Digging deeper, this rush exposes the hypocrisy of the gun-control crowd: they scream common-sense reforms but clutch at archaic rules that hobble everyday Americans while criminals laughably bypass them with black-market pipelines. Remember, this ban predates modern FFL background checks and tracking tech, making it a relic unfit for 2024. New York, fresh off its endless assault weapon ban circus, leads the charge alongside Jersey and Delaware—states where shall-issue concealed carry is still a punchline. Their intervention signals panic: with SCOTUS’s Bruen decision demanding historical analogs for restrictions, this mailing prohibition looks shakier than ever. If the Fifth Circuit upholds the Texas ruling, it could crack open doors for streamlined interstate transfers, boosting rural access and FFL businesses starved by logistics hurdles.
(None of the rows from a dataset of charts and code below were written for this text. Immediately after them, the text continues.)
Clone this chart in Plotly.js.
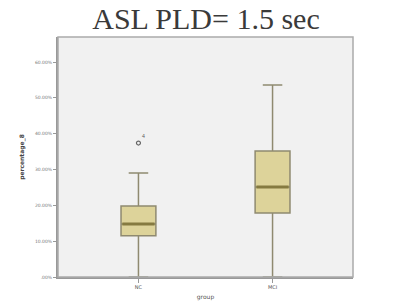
<!DOCTYPE html>
<html><head><meta charset="utf-8">
<script src="https://cdn.plot.ly/plotly-3.0.1.min.js"></script>
<style>html,body{margin:0;padding:0;background:#fff}#c{width:400px;height:308px}</style>
</head><body><div id="c"></div>
<script>
const groups = ["NC", "MCI"];
const q1 = [11.5, 17.9];
const medians = [14.8, 25.1];
const q3 = [19.8, 35.2];
const lowerWhisker = [0.0, 0.0];
const upperWhisker = [29.0, 53.6];
const outlierGroup = ["NC"];
const outlierValues = [37.4];
const outlierLabels = ["4"];
const yTickValues = [0, 10, 20, 30, 40, 50, 60];
const yTickLabels = [".00%", "10.00%", "20.00%", "30.00%", "40.00%", "50.00%", "60.00%"];

const boxTrace = {
  type: "box", x: groups, q1: q1, median: medians, q3: q3,
  lowerfence: lowerWhisker, upperfence: upperWhisker,
  fillcolor: "#ddd39a", line: {color: "#8f8a70", width: 1.5},
  width: 0.26, whiskerwidth: 0.56, boxpoints: false, hoverinfo: "none"
};
const medianTrace = {
  type: "box", x: groups, q1: medians, median: medians, q3: medians,
  lowerfence: medians, upperfence: medians,
  fillcolor: "rgba(0,0,0,0)", line: {color: "#857a40", width: 3},
  width: 0.24, whiskerwidth: 0, boxpoints: false, hoverinfo: "none"
};
const outTrace = {
  type: "scatter", mode: "markers+text", x: outlierGroup, y: outlierValues,
  text: outlierLabels, textposition: "top right",
  textfont: {size: 5, color: "#555555"},
  marker: {symbol: "circle-open", size: 4, color: "#666", line: {width: 1.2}},
  hoverinfo: "none"
};

Plotly.newPlot("c", [boxTrace, medianTrace, outTrace], {
  width: 400, height: 308,
  margin: {l: 58, r: 47, t: 37, b: 31},
  paper_bgcolor: "#ffffff", plot_bgcolor: "#f1f1f1",
  showlegend: false,
  title: {text: "ASL PLD= 1.5 sec", x: 0.515, xanchor: "center", y: 0.975, yanchor: "top",
    font: {family: "Liberation Serif, Times New Roman, serif", size: 30, color: "#3a3a3a"}},
  xaxis: {type: "category", range: [-0.6, 1.6], showgrid: false, zeroline: false,
    showline: true, linecolor: "#999", linewidth: 2, mirror: false,
    ticks: "outside", ticklen: 4, tickcolor: "#999",
    tickfont: {family: "DejaVu Sans", size: 5, color: "#555"},
    title: {text: "group", font: {family: "DejaVu Sans", size: 6, color: "#555"}, standoff: 6}},
  yaxis: {range: [0, 67], showgrid: false, zeroline: false,
    showline: true, linecolor: "#999", linewidth: 2,
    ticks: "outside", ticklen: 3, tickcolor: "#999",
    tickvals: yTickValues, ticktext: yTickLabels,
    tickfont: {family: "DejaVu Sans", size: 4.5, color: "#777"},
    title: {text: "<b>percentage_8</b>", font: {family: "DejaVu Sans", size: 6, color: "#444"}, standoff: 10}},
  shapes: [{type: "rect", xref: "paper", yref: "paper", x0: 0, x1: 1, y0: 0, y1: 1,
    line: {color: "#aaa", width: 1.5}}]
}, {staticPlot: true});
</script></body></html>
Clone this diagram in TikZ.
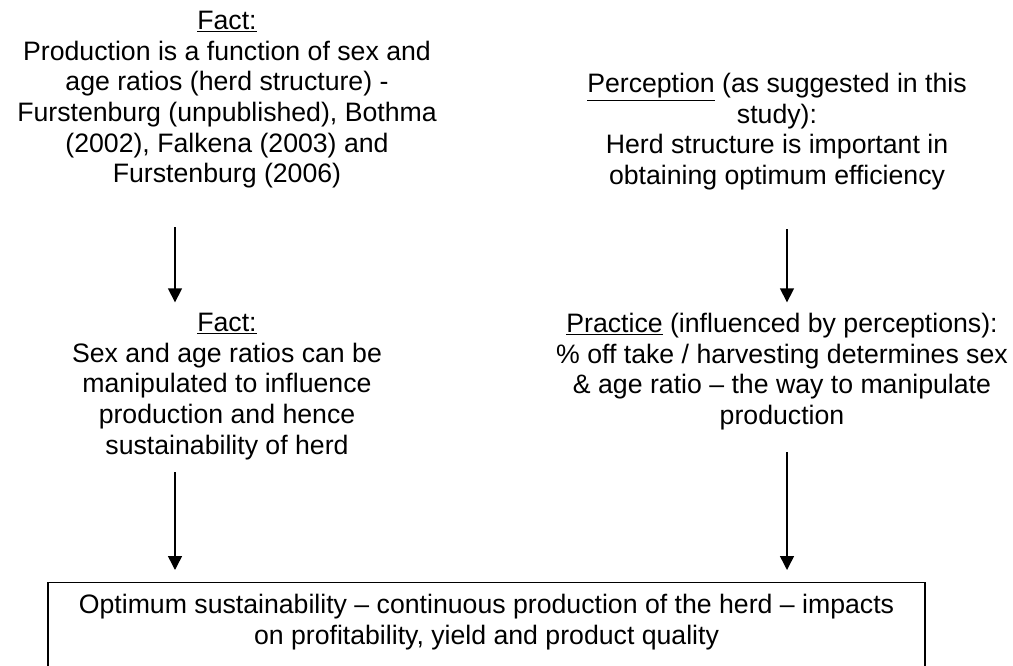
\documentclass[tikz,border=0pt]{standalone}
\usepackage{fontspec}
\setmainfont{Liberation Sans}
\usepackage{tikz}
\usetikzlibrary{arrows.meta}
\tikzset{
    statement/.style={align=center, inner sep=0pt, anchor=north,
        font=\fontsize{20}{23}\selectfont},
    flow/.style={draw=black, line width=1.1pt,
        -{Triangle[width=10.5pt,length=10.5pt]}},
    outcome/.style={draw=black, line width=1pt, align=center, anchor=north,
        minimum width=657.75pt, inner xsep=0pt, inner ysep=9pt,
        font=\fontsize{20}{23}\selectfont},
}

\begin{document}
\begin{tikzpicture}[x=0.75pt, y=-0.75pt]
	\useasboundingbox (0,0) rectangle (1013,666);
	\clip (0,0) rectangle (1013,666);
	\node[statement] (fact1) at (227,11) {\underline{Fact:}\\
		Production is a function of sex and\\
		age ratios (herd structure) -\\
		Furstenburg (unpublished), Bothma\\
		(2002), Falkena (2003) and\\
		Furstenburg (2006)};
	\node[statement] (percep) at (777,73) {\underline{Perception} (as suggested in this\\
		study):\\
		Herd structure is important in\\
		obtaining optimum efficiency};
	\node[statement] (fact2) at (227,313) {\underline{Fact:}\\
		Sex and age ratios can be\\
		manipulated to influence\\
		production and hence\\
		sustainability of herd};
	\node[statement] (practice) at (782,313) {\underline{Practice} (influenced by perceptions):\\
		\% off take / harvesting determines sex\\
		\& age ratio – the way to manipulate\\
		production};
	\node[outcome] (optimum) at (486.5,582) {Optimum sustainability – continuous production of the herd – impacts\\
		on profitability, yield and product quality\rule[-26pt]{0pt}{26pt}};
	% arrows
	\coordinate (xl) at (175,0);
	\coordinate (xr) at (787,0);
	\draw[flow, shorten <=29pt, shorten >=8pt] (fact1.south -| xl) -- (fact2.north -| xl);
	\draw[flow, shorten <=29pt, shorten >=8pt] (percep.south -| xr) -- (practice.north -| xr);
	\draw[flow, shorten <=9pt, shorten >=9pt] (fact2.south -| xl) -- (optimum.north -| xl);
	\draw[flow, shorten <=16.5pt, shorten >=9pt] (practice.south -| xr) -- (optimum.north -| xr);
\end{tikzpicture}
\end{document}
For the 2A community, this is a clarion call to rally—file comments, fund the SAF lawsuit, and pressure Congress to modernize postal laws outright. These states’ meddling buys time for Biden’s ATF to appeal, but momentum is shifting; victories like this erode the nanny-state grip one shipment at a time. Stay vigilant, stock ammo, and watch the courts: the right to keep and bear arms includes the right to responsibly move your property without Big Brother’s permission slip.